| Task brief |
Write out, word for word, every line from the first one through the line that holds "(0,0) rectangle (1167,576);", and nothing else; skip the pictures.

| Data excerpt |
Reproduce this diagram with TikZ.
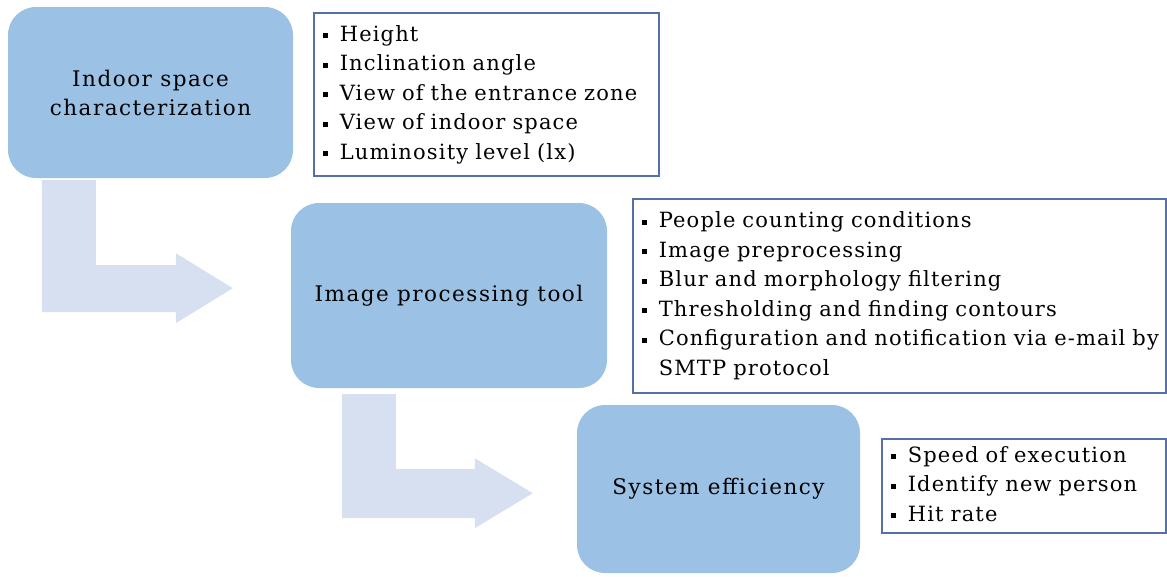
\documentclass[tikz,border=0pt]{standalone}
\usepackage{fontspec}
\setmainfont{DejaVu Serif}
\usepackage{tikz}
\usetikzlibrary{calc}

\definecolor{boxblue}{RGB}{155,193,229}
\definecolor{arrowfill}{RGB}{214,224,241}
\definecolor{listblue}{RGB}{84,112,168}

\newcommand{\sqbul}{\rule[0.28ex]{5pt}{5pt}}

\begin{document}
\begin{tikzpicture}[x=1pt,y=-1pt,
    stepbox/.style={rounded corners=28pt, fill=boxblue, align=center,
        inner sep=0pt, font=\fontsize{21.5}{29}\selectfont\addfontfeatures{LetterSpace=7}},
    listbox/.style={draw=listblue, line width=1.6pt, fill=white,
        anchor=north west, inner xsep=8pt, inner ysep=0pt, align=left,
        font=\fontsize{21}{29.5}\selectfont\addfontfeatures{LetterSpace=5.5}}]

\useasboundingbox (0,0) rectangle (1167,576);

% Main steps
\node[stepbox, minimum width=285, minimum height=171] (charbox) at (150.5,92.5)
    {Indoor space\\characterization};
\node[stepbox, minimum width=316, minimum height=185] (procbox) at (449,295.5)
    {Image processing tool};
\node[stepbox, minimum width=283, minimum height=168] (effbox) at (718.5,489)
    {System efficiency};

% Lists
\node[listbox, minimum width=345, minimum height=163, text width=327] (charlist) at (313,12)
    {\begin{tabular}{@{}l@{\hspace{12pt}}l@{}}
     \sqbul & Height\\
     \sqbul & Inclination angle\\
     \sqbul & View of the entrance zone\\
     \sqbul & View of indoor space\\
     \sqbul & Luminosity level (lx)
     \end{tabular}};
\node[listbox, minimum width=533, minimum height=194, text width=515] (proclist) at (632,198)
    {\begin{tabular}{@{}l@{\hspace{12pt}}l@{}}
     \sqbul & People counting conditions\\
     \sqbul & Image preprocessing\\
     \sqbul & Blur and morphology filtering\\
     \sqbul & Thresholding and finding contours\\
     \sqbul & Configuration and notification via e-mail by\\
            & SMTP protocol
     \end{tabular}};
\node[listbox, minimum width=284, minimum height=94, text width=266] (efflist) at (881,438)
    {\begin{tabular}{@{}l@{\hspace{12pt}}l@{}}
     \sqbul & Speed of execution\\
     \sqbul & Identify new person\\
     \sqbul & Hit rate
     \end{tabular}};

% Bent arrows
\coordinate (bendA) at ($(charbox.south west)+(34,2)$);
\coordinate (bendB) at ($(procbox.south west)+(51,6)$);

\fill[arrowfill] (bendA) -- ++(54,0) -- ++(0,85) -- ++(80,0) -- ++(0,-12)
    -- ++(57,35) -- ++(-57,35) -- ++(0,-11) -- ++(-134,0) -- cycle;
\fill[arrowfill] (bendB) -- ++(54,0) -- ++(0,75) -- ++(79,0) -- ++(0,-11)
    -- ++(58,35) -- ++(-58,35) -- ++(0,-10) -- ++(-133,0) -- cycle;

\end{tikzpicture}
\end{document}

| Final answer |
Reproduce this diagram with TikZ.
\documentclass[tikz,border=0pt]{standalone}
\usepackage{fontspec}
\setmainfont{DejaVu Serif}
\usepackage{tikz}
\usetikzlibrary{calc}

\definecolor{boxblue}{RGB}{155,193,229}
\definecolor{arrowfill}{RGB}{214,224,241}
\definecolor{listblue}{RGB}{84,112,168}

\newcommand{\sqbul}{\rule[0.28ex]{5pt}{5pt}}

\begin{document}
\begin{tikzpicture}[x=1pt,y=-1pt,
    stepbox/.style={rounded corners=28pt, fill=boxblue, align=center,
        inner sep=0pt, font=\fontsize{21.5}{29}\selectfont\addfontfeatures{LetterSpace=7}},
    listbox/.style={draw=listblue, line width=1.6pt, fill=white,
        anchor=north west, inner xsep=8pt, inner ysep=0pt, align=left,
        font=\fontsize{21}{29.5}\selectfont\addfontfeatures{LetterSpace=5.5}}]

\useasboundingbox (0,0) rectangle (1167,576);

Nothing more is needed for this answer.